Menurut Wafy bahasa ‘amiyyah yang menjauh dari bahasa Arab fusha baik itu di Irak, Syam, Hijaz, Yaman, Mesir, dan Maroko, sebenarnya hanya perbedaan kecil saja yaitu dalam sistem pembentukan kalimat, perubahan pembentukan, kaidah-kaidah isytiqaq (derivasi), jamak, ta’nits, sifat, nisbah, dan tashghir.
Hubungan antara bahasa Arab ‘amiyyah dengan bahasa Arab fusha seharusnya dapat dijelaskan secara gamblang. Dalam beberapa bahasa terdapat tingkatan kultur pemakaian dan macam fungsi. Agar penggunaan bahasa Arab lebih efektif maka salah satu caranya adalah kita harus tahu tentang tingkatan dan fungsi tersebut. Lebih dari itu, bahasa Arab selalu berubah pada setiap abad. Oleh karena itu, secara garis besar kita mungkin dapat membedakannya sebagai berikut:
1.                      Bahasa Arab Klasik atau Bahasa Arab Al-Qur’an lebih mengaju secara spesifik pada grammar dan penggunaan Al-Qur’an hingga sampai pada masa kekhalifahan.

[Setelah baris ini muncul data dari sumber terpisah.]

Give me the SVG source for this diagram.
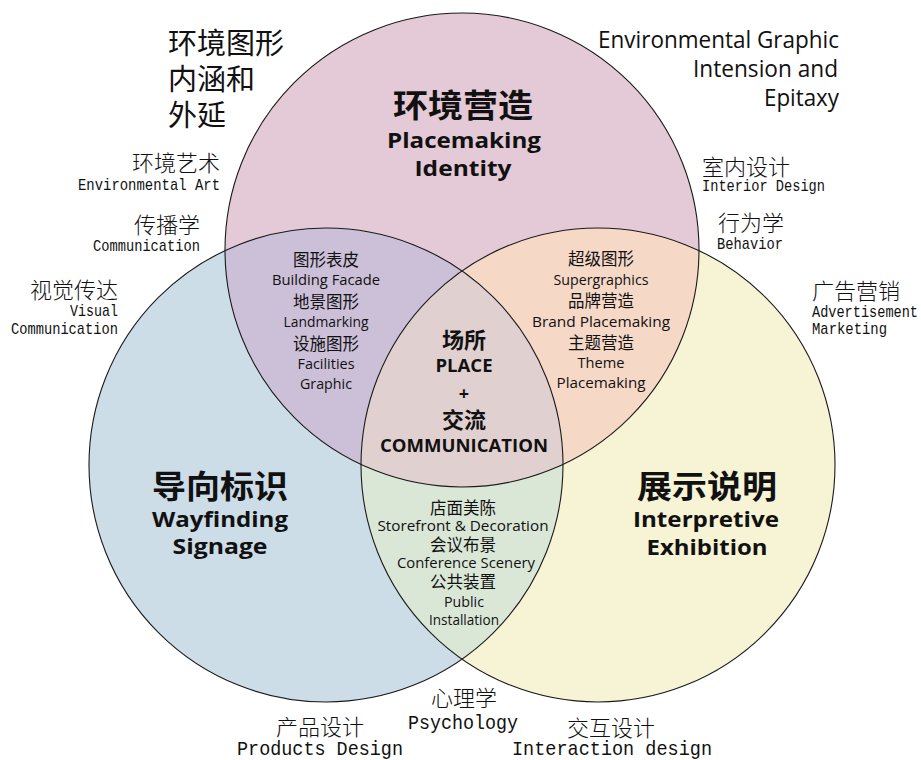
<svg xmlns="http://www.w3.org/2000/svg" width="921" height="760" viewBox="0 0 921 760">
<style>
.bg{fill:#ffffff}
.ring{fill:none;stroke:#1a1a1a;stroke-width:1.1}
.cjkT{font-family:"Noto Sans CJK SC",sans-serif;font-weight:700;font-size:32px;fill:#111;text-anchor:middle}
.enT{font-family:"Open Sans","Noto Sans",sans-serif;font-weight:700;font-size:21px;fill:#111;text-anchor:middle}
.cjkS{font-family:"Noto Sans CJK SC",sans-serif;font-size:16.5px;fill:#111;text-anchor:middle}
.enS{font-family:"Open Sans","Noto Sans",sans-serif;font-size:15px;fill:#111;text-anchor:middle}
.cjkC{font-family:"Noto Sans CJK SC",sans-serif;font-weight:700;font-size:22px;fill:#111;text-anchor:middle}
.enC{font-family:"Open Sans","Noto Sans",sans-serif;font-weight:700;font-size:18px;fill:#111;text-anchor:middle}
.oc{font-family:"Noto Sans CJK SC",sans-serif;font-weight:300;font-size:22px;fill:#111}
.oe{font-family:"Liberation Mono","DejaVu Sans Mono",monospace;font-size:17px;fill:#111}
.oeL{font-family:"Liberation Mono","DejaVu Sans Mono",monospace;font-size:21px;fill:#111}
.end{text-anchor:end}
.mid{text-anchor:middle}
.hd{font-family:"Noto Sans CJK SC",sans-serif;font-size:29px;fill:#111}
.he{font-family:"Open Sans","Noto Sans",sans-serif;font-size:23px;fill:#111;text-anchor:end}
</style>
<defs>
<clipPath id="cpTop"><circle cx="462" cy="250" r="237"/></clipPath>
<clipPath id="cpLeft"><circle cx="326" cy="465" r="237"/></clipPath>
<clipPath id="cpRight"><circle cx="598" cy="465" r="237"/></clipPath>
</defs>
<rect class="bg" x="0" y="0" width="921" height="760"/>

<g id="circle-fills">
<circle cx="462" cy="250" r="237" fill="#E4C9D6"/>
<circle cx="326" cy="465" r="237" fill="#CCDDE7"/>
<circle cx="598" cy="465" r="237" fill="#F7F3D5"/>
<circle cx="326" cy="465" r="237" fill="#CCBFD8" clip-path="url(#cpTop)"/>
<circle cx="598" cy="465" r="237" fill="#F6D8C7" clip-path="url(#cpTop)"/>
<circle cx="598" cy="465" r="237" fill="#DAE7D7" clip-path="url(#cpLeft)"/>
<g clip-path="url(#cpLeft)"><circle cx="462" cy="250" r="237" fill="#E1D0D0" clip-path="url(#cpRight)"/></g>
</g>
<g id="circle-outlines">
<circle class="ring" cx="462" cy="250" r="237"/>
<circle class="ring" cx="326" cy="465" r="237"/>
<circle class="ring" cx="598" cy="465" r="237"/>
</g>

<g id="node-placemaking">
<text class="cjkT" x="463" y="117" textLength="140" lengthAdjust="spacingAndGlyphs">环境营造</text>
<text class="enT" x="464" y="148" textLength="154" lengthAdjust="spacingAndGlyphs">Placemaking</text>
<text class="enT" x="463" y="176" textLength="97" lengthAdjust="spacingAndGlyphs">Identity</text>
</g>
<g id="node-wayfinding">
<text class="cjkT" x="220" y="498" textLength="136" lengthAdjust="spacingAndGlyphs">导向标识</text>
<text class="enT" x="220" y="527" textLength="136" lengthAdjust="spacingAndGlyphs">Wayfinding</text>
<text class="enT" x="220" y="554" textLength="95" lengthAdjust="spacingAndGlyphs">Signage</text>
</g>
<g id="node-exhibition">
<text class="cjkT" x="707" y="498" textLength="140" lengthAdjust="spacingAndGlyphs">展示说明</text>
<text class="enT" x="706" y="527" textLength="146" lengthAdjust="spacingAndGlyphs">Interpretive</text>
<text class="enT" x="707" y="555" textLength="121" lengthAdjust="spacingAndGlyphs">Exhibition</text>
</g>

<g id="node-top-left">
<text class="cjkS" x="326" y="266">图形表皮</text>
<text class="enS" x="326" y="285" textLength="108" lengthAdjust="spacingAndGlyphs">Building  Facade</text>
<text class="cjkS" x="326" y="308">地景图形</text>
<text class="enS" x="326" y="327" textLength="85" lengthAdjust="spacingAndGlyphs">Landmarking</text>
<text class="cjkS" x="326" y="350">设施图形</text>
<text class="enS" x="326" y="369" textLength="57" lengthAdjust="spacingAndGlyphs">Facilities</text>
<text class="enS" x="326" y="389" textLength="52" lengthAdjust="spacingAndGlyphs">Graphic</text>
</g>
<g id="node-top-right">
<text class="cjkS" x="601" y="265">超级图形</text>
<text class="enS" x="601" y="285" textLength="95" lengthAdjust="spacingAndGlyphs">Supergraphics</text>
<text class="cjkS" x="601" y="307">品牌营造</text>
<text class="enS" x="601" y="327" textLength="138" lengthAdjust="spacingAndGlyphs">Brand  Placemaking</text>
<text class="cjkS" x="601" y="349">主题营造</text>
<text class="enS" x="601" y="368" textLength="47" lengthAdjust="spacingAndGlyphs">Theme</text>
<text class="enS" x="601" y="388" textLength="89" lengthAdjust="spacingAndGlyphs">Placemaking</text>
</g>
<g id="node-center">
<text class="cjkC" x="464" y="348">场所</text>
<text class="enC" x="464" y="372" textLength="57" lengthAdjust="spacingAndGlyphs">PLACE</text>
<text class="enC" x="464" y="400">+</text>
<text class="cjkC" x="464" y="428">交流</text>
<text class="enC" x="464" y="452" textLength="168" lengthAdjust="spacingAndGlyphs">COMMUNICATION</text>
</g>
<g id="node-bottom">
<text class="cjkS" x="463" y="514">店面美陈</text>
<text class="enS" x="463" y="531" textLength="171" lengthAdjust="spacingAndGlyphs">Storefront &amp; Decoration</text>
<text class="cjkS" x="463" y="551">会议布景</text>
<text class="enS" x="466" y="568" textLength="138" lengthAdjust="spacingAndGlyphs">Conference Scenery</text>
<text class="cjkS" x="463" y="588">公共装置</text>
<text class="enS" x="464" y="607" textLength="40" lengthAdjust="spacingAndGlyphs">Public</text>
<text class="enS" x="464" y="625" textLength="70" lengthAdjust="spacingAndGlyphs">Installation</text>
</g>

<g id="heading-cn">
<text class="hd" x="168" y="54">环境图形</text>
<text class="hd" x="168" y="90">内涵和</text>
<text class="hd" x="168" y="126">外延</text>
</g>
<g id="heading-en">
<text class="he" x="839" y="48" textLength="241" lengthAdjust="spacingAndGlyphs">Environmental Graphic</text>
<text class="he" x="838" y="77" textLength="145" lengthAdjust="spacingAndGlyphs">Intension and</text>
<text class="he" x="839" y="106" textLength="75" lengthAdjust="spacingAndGlyphs">Epitaxy</text>
</g>

<g id="label-environmental-art">
<text class="oc end" x="220" y="171">环境艺术</text>
<text class="oe end" x="220" y="190" textLength="142" lengthAdjust="spacingAndGlyphs">Environmental Art</text>
</g>
<g id="label-communication">
<text class="oc end" x="200" y="233">传播学</text>
<text class="oe end" x="200" y="251" textLength="107" lengthAdjust="spacingAndGlyphs">Communication</text>
</g>
<g id="label-visual">
<text class="oc end" x="118" y="298">视觉传达</text>
<text class="oe end" x="118" y="316" textLength="48" lengthAdjust="spacingAndGlyphs">Visual</text>
<text class="oe end" x="118" y="334" textLength="107" lengthAdjust="spacingAndGlyphs">Communication</text>
</g>
<g id="label-interior">
<text class="oc" x="702" y="175">室内设计</text>
<text class="oe" x="702" y="191" textLength="123" lengthAdjust="spacingAndGlyphs">Interior Design</text>
</g>
<g id="label-behavior">
<text class="oc" x="718" y="231">行为学</text>
<text class="oe" x="717" y="249" textLength="66" lengthAdjust="spacingAndGlyphs">Behavior</text>
</g>
<g id="label-advertisement">
<text class="oc" x="812" y="299">广告营销</text>
<text class="oe" x="812" y="317" textLength="106" lengthAdjust="spacingAndGlyphs">Advertisement</text>
<text class="oe" x="812" y="334" textLength="75" lengthAdjust="spacingAndGlyphs">Marketing</text>
</g>
<g id="label-psychology">
<text class="oc mid" x="464" y="706">心理学</text>
<text class="oeL mid" x="463" y="729" textLength="110" lengthAdjust="spacingAndGlyphs">Psychology</text>
</g>
<g id="label-products">
<text class="oc mid" x="320" y="735">产品设计</text>
<text class="oeL mid" x="320" y="755" textLength="166" lengthAdjust="spacingAndGlyphs">Products Design</text>
</g>
<g id="label-interaction">
<text class="oc mid" x="611" y="736">交互设计</text>
<text class="oeL mid" x="612" y="755" textLength="200" lengthAdjust="spacingAndGlyphs">Interaction design</text>
</g>
</svg>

2.                      Bahasa Arab formal kontemporer lebih mengacu secara spesifik pada grammar bahasa Arab dan penggunaannya pada abad ke-20. Termasuk dalam kategori ini, kita mungkin saja menekankan penulisan bahasa Arab secara formal sekalipun terkadang menimbulkan sebuah kesalahan besar dengan mengabaikan penulisan secara informal atau spoken Arabic.
Bahasa Arab ‘amiyyah atau Spoken Arabic mengacu pada bentuk bahasa Arab yang digunakan dalam percakapan sehari-hari. Perlu dicatat, bahwa bagaimanapun juga orang-orang Arab yang tak berpendidikan jarang sekali menggunakan bahasa formal dan klasik dalam percakapan mereka.
8. Perbedaan Sosiolinguistik dan Sosiologi Bahasa
            Sosiolinguistik dan sosiologi bahasa adalah dua kajian yang hampir sama kerena keduanya membutuhkan bantuan pengetahuan bahasa dan masyarakat. Sosiolinguistik mengkaji bahasa yang berkaitan dengan struktur sosial dan fungsi-fungsinya di dalam masyarakat. Sebaliknya, sosiologi bahasa mengkaji masyarakat (struktur sosial melalui bahasa yang dimilikinya. Menurut Hudson, sosiolinguistik adalah studi tentang bahasa dalam hubungannya dengan masyarakat, sedangkan sosiologi bahasa adalah studi tentang masyarakat dalam hubungannya dengan bahasa.